Causes of Signal Distortion
Signal distortion can be caused by a variety of factors, including the inherent properties of the transmission medium, the characteristics of the system components, and external environmental influences.
Transmission Medium
The transmission medium plays a significant role in signal distortion. In optical fiber communications, for example, chromatic dispersion and polarization mode dispersion can lead to linear distortion. In wireless communications, multipath propagation can cause both linear and nonlinear distortion.
System Components
The components used in a system, such as amplifiers, filters, and mixers, can introduce distortion. Amplifiers, when driven beyond their linear operating range, can introduce nonlinear distortion. Filters with non-ideal frequency responses can cause amplitude and phase distortion.
Environmental Influences
External environmental factors, such as temperature fluctuations, electromagnetic interference, and mechanical vibrations, can also contribute to signal distortion. These factors can affect the performance of system components and the transmission medium, leading to distortion.
Mitigation of Signal Distortion
Various techniques can be employed to mitigate the effects of signal distortion, enhancing the performance and reliability of communication systems.
Equalization
Equalization is a technique used to compensate for linear distortion by adjusting the frequency response of a system.
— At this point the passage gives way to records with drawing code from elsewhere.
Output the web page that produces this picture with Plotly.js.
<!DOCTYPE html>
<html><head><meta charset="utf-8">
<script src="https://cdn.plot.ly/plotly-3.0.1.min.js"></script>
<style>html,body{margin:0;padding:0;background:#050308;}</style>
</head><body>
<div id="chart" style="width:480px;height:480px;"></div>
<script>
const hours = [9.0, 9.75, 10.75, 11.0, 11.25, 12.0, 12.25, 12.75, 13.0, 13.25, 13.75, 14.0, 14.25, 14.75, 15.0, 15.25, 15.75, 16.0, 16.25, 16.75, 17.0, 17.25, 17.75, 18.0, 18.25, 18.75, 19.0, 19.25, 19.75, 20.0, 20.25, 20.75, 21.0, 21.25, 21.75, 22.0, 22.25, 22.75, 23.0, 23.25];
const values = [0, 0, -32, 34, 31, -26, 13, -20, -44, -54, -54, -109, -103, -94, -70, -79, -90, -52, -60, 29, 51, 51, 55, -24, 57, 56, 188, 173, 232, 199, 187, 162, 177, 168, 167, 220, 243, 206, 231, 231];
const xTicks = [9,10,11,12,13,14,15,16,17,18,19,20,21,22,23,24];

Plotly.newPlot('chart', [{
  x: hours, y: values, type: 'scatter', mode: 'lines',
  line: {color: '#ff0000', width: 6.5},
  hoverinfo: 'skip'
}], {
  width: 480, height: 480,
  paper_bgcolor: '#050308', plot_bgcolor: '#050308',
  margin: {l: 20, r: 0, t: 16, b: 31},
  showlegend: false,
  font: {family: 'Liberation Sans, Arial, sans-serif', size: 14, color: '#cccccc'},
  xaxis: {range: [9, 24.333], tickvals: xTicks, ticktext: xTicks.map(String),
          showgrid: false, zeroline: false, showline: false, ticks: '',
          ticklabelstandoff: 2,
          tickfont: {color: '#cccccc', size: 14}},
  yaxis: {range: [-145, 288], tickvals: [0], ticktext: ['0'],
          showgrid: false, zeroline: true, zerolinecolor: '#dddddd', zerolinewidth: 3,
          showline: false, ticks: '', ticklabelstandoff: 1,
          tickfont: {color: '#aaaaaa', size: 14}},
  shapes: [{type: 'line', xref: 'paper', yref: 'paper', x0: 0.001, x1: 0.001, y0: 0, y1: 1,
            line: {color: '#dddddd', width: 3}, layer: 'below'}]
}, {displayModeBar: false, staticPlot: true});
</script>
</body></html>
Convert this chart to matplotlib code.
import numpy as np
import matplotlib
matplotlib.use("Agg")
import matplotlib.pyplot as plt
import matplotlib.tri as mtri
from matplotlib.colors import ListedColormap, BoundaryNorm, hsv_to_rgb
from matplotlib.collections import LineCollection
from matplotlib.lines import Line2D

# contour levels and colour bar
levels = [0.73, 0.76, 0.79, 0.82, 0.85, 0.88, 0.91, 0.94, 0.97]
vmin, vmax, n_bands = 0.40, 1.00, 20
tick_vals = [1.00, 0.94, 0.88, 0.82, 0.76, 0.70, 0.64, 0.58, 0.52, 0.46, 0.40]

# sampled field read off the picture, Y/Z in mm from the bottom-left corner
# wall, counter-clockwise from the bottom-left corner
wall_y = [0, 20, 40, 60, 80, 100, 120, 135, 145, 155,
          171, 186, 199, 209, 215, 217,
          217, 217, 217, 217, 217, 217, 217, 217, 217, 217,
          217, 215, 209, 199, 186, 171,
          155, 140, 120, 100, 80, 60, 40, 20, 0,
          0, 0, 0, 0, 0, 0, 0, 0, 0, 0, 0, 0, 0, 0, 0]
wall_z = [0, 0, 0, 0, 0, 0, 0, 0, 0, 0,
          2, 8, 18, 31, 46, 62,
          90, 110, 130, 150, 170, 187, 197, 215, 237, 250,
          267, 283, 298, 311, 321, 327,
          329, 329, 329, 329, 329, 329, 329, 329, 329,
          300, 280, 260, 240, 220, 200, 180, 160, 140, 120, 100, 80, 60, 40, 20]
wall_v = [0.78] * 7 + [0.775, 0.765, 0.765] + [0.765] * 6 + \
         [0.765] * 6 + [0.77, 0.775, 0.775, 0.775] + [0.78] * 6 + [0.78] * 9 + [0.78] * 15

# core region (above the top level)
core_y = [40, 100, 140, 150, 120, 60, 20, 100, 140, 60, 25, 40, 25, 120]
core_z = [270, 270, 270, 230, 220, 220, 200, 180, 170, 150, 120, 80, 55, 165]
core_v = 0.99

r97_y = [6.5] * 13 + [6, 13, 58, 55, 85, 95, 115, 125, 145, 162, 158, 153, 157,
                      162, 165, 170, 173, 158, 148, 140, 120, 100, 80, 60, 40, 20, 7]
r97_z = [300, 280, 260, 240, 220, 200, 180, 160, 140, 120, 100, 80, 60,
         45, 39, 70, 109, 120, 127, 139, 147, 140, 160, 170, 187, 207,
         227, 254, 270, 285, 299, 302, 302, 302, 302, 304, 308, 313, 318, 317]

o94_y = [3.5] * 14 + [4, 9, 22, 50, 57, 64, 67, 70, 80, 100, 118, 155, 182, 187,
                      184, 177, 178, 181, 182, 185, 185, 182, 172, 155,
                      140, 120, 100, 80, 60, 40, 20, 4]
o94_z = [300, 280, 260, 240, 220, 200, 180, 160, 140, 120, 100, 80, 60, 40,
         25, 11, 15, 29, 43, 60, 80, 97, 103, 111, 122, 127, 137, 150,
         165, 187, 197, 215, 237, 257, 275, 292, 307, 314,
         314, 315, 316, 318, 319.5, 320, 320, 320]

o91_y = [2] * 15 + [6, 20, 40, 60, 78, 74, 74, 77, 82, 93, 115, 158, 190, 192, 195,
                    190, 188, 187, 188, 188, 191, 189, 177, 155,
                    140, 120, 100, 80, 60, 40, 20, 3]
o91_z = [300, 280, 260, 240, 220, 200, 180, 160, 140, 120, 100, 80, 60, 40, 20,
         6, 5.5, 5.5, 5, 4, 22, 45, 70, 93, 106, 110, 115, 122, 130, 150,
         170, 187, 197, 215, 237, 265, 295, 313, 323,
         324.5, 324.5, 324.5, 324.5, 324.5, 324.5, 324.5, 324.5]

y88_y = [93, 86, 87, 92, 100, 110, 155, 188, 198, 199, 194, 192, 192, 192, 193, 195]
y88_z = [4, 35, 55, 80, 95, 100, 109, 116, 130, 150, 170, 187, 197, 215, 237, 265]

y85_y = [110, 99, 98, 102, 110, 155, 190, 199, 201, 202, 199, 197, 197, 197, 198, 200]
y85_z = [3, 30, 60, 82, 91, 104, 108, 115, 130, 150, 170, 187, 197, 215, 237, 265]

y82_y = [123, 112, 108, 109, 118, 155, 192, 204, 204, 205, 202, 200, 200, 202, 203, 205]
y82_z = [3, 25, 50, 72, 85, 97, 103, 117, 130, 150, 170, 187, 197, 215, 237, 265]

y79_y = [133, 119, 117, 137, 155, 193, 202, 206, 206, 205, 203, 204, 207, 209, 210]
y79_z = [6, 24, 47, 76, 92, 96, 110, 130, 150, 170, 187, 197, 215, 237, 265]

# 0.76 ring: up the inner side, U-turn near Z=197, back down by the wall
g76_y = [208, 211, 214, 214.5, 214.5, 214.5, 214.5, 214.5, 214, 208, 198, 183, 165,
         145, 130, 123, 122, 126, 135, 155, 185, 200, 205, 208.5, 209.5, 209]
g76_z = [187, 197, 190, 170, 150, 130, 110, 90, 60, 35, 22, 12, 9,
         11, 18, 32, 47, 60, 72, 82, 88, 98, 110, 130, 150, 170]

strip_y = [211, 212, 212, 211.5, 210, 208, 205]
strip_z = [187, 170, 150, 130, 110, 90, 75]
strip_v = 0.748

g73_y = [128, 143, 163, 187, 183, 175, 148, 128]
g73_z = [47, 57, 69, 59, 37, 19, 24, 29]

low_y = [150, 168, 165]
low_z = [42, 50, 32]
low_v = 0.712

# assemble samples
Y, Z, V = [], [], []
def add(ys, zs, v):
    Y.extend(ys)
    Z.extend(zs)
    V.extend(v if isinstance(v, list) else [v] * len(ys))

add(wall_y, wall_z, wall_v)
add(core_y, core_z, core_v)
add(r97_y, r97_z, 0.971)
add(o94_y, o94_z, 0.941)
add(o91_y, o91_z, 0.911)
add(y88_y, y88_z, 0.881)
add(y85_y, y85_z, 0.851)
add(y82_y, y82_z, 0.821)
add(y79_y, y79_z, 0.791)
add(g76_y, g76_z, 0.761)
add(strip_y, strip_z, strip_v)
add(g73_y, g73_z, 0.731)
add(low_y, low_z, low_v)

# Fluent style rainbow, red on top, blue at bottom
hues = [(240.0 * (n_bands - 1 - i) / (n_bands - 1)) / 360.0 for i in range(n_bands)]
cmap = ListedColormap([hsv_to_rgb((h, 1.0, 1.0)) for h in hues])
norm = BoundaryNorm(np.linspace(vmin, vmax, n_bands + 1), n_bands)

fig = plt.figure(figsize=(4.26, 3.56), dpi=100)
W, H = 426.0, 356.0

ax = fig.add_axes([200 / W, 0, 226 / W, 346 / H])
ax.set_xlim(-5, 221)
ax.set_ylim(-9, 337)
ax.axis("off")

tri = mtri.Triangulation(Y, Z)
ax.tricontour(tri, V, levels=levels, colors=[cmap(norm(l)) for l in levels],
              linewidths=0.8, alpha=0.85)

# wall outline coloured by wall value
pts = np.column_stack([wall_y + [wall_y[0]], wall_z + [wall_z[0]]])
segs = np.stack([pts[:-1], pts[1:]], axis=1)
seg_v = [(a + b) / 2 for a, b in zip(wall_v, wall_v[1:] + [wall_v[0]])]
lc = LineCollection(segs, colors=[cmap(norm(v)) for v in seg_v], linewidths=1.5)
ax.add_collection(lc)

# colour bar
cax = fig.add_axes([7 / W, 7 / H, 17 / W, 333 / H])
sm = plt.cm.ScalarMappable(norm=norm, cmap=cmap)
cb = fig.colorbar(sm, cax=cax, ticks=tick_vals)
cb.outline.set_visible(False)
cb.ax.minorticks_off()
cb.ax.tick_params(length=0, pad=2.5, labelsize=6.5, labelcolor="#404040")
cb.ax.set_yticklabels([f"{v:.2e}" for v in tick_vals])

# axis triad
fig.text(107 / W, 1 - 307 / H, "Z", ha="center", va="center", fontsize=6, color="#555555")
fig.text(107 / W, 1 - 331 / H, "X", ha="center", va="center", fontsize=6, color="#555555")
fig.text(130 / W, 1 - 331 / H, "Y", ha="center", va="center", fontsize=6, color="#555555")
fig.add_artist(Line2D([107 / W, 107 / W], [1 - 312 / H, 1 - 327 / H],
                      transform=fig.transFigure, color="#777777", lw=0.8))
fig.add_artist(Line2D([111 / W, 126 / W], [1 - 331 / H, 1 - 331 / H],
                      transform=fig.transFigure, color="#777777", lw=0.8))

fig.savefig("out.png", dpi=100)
Equalizers can be designed to flatten the amplitude response and linearize the phase response, reducing amplitude and phase distortion.
Feedback and Feedforward Techniques
Feedback and feedforward techniques are used to reduce nonlinear distortion in amplifiers and other components. Feedback involves feeding a portion of the output signal back to the input to linearize the system response. Feedforward techniques involve generating a correction signal that cancels out the distortion.
Error Correction Codes
Error correction codes are used to detect and correct errors introduced by distortion in digital communication systems. These codes add redundancy to the transmitted data, allowing the receiver to detect and correct errors without the need for retransmission.
Adaptive Filtering
Adaptive filtering is a technique used to dynamically adjust the filter characteristics based on the changing properties of the signal and the environment. This approach is particularly useful in environments with varying distortion characteristics, such as wireless communication systems.
Applications and Implications
Signal distortion has significant implications in various fields, influencing the design and performance of communication systems, audio equipment, and signal processing algorithms.
Telecommunications
In telecommunications, signal distortion can affect the quality and reliability of voice and data transmission. Techniques such as equalization, error correction, and adaptive filtering are essential for maintaining signal integrity in telecommunication networks.
Audio Engineering
In audio engineering, distortion can alter the fidelity of sound reproduction. While some forms of distortion, such as harmonic distortion, are sometimes used creatively in music production, minimizing unwanted distortion is crucial for high-fidelity audio systems.
Signal Processing
Signal processing algorithms are often designed to mitigate the effects of distortion. Techniques such as Fourier transforms and wavelet transforms are used to analyze and correct distorted signals, enhancing the quality of the processed output.